## [Goal of the exercise]
Pictures stay out of this copy, which runs from the first line of the material through the line containing "import * as".
----------------
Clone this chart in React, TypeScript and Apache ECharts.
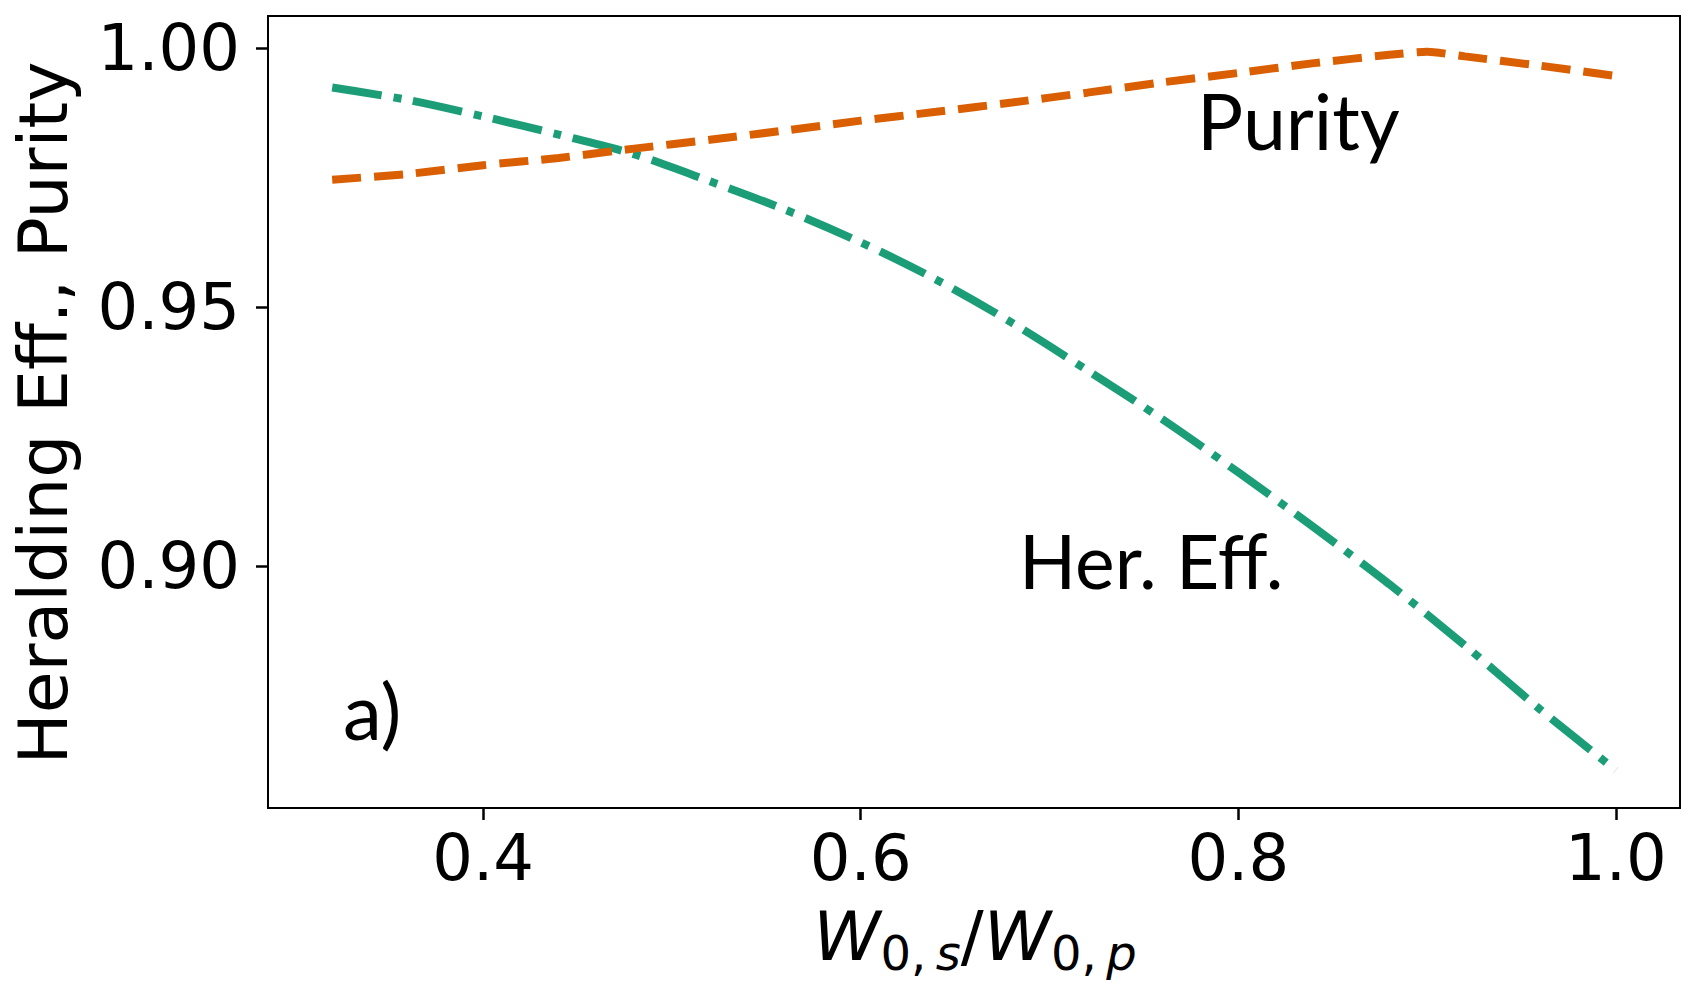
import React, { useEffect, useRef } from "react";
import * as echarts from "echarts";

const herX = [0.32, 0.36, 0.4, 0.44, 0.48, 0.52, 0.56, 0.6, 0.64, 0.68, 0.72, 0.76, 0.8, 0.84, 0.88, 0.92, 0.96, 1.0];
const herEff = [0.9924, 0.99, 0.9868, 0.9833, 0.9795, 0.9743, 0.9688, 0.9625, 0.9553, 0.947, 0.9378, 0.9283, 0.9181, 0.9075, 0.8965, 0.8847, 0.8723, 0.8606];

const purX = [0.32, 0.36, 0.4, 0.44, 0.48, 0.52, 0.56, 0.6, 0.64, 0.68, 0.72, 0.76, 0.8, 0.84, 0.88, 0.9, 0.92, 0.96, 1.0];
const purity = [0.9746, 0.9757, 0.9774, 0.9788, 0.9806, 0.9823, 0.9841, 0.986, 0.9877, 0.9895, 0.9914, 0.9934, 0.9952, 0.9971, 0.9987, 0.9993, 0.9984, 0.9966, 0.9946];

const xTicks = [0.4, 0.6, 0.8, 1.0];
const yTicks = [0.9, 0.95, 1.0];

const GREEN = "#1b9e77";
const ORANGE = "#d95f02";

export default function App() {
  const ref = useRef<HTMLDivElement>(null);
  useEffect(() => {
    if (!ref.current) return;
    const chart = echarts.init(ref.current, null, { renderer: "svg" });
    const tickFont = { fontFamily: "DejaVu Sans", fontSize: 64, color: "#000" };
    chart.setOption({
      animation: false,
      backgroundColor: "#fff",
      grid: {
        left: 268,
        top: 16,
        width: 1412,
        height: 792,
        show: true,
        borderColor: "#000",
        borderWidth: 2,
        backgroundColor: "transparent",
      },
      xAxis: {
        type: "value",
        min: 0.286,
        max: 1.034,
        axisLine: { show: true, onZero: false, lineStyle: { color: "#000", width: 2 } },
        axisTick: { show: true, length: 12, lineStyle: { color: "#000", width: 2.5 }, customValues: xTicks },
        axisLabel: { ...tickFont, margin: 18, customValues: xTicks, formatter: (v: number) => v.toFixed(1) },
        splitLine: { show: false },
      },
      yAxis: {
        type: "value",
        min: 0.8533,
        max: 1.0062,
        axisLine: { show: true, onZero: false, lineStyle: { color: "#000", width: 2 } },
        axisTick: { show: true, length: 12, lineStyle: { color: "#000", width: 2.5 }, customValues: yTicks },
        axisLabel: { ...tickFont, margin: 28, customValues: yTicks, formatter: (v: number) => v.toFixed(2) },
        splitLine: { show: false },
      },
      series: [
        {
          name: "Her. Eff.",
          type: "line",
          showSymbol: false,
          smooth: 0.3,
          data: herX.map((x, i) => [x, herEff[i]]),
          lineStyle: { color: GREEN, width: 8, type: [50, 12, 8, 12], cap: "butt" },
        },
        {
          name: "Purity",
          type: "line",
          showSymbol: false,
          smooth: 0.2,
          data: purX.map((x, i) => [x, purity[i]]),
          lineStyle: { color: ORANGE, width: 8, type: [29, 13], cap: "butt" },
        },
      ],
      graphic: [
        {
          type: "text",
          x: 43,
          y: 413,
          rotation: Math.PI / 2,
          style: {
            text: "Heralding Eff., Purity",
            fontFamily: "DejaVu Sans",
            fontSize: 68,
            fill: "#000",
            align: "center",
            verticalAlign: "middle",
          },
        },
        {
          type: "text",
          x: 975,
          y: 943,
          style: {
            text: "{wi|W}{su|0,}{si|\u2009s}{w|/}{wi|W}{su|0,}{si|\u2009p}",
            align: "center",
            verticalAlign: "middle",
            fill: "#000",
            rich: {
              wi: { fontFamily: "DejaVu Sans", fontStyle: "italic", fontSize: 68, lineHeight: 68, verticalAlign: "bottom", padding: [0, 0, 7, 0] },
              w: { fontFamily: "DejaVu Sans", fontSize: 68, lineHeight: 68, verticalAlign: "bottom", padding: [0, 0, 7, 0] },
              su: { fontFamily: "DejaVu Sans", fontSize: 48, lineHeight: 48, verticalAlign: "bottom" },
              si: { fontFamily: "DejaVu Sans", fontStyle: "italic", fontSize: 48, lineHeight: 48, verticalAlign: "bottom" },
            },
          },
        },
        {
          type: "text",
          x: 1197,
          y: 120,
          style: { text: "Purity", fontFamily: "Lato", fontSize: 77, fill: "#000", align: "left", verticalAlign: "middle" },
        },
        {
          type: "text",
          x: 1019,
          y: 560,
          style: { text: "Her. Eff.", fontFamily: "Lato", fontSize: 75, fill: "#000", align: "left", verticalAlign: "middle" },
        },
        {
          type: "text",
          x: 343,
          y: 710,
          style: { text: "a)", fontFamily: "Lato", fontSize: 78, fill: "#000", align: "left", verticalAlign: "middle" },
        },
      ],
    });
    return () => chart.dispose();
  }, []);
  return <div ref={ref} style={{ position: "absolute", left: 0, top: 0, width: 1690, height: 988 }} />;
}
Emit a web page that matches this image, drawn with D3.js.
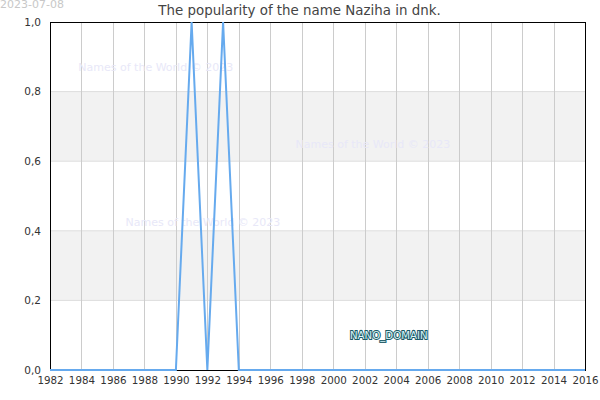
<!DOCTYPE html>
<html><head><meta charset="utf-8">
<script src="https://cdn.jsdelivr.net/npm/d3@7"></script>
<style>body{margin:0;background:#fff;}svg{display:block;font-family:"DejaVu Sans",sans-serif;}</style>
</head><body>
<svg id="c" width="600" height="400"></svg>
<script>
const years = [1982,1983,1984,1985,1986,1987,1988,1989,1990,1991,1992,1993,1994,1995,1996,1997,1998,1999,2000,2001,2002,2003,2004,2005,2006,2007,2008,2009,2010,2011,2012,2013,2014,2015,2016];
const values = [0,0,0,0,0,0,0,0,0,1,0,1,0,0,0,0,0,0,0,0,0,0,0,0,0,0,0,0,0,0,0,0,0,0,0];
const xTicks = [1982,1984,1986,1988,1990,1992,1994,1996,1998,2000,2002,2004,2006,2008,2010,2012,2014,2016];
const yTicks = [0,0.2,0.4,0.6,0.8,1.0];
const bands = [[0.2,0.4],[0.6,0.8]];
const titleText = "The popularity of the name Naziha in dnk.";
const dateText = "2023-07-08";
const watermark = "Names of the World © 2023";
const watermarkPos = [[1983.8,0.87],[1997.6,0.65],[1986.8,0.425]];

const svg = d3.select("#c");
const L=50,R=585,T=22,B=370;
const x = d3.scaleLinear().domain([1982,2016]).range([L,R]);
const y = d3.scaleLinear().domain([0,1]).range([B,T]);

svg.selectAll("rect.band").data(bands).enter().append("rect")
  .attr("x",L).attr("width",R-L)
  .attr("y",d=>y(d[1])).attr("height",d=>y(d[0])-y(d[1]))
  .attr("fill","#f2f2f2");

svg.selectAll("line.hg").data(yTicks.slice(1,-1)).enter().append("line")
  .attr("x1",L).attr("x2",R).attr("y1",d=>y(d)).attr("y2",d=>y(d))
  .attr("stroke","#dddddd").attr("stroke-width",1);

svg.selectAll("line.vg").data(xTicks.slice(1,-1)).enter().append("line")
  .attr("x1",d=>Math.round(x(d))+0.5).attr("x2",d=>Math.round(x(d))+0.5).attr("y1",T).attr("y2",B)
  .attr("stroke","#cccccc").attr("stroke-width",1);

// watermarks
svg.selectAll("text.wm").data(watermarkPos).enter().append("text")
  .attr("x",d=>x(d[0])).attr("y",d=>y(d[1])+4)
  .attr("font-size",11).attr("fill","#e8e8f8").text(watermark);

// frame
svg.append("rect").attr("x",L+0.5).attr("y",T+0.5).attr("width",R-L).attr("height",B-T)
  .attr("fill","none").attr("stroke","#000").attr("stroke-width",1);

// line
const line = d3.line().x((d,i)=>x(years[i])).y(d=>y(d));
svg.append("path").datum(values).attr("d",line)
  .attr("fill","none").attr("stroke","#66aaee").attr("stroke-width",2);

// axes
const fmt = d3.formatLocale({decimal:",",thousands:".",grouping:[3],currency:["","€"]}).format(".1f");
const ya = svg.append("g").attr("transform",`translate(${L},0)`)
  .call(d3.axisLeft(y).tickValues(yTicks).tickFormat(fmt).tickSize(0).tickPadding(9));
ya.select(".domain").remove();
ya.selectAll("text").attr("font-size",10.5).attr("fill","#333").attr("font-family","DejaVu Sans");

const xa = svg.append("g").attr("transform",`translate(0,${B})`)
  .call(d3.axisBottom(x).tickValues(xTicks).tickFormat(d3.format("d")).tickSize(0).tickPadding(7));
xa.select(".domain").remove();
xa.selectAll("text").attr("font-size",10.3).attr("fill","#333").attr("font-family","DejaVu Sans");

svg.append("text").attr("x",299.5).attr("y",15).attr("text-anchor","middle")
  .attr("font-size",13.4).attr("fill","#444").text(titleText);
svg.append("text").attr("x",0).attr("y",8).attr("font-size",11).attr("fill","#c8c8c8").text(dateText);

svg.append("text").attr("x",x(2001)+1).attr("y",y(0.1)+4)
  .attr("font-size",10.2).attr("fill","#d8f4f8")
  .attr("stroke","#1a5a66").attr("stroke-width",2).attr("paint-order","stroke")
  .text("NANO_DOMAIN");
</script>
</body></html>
----------------
## [Result for this task]
Clone this chart in React, TypeScript and Apache ECharts.
import React, { useEffect, useRef } from "react";
import * as echarts from "echarts";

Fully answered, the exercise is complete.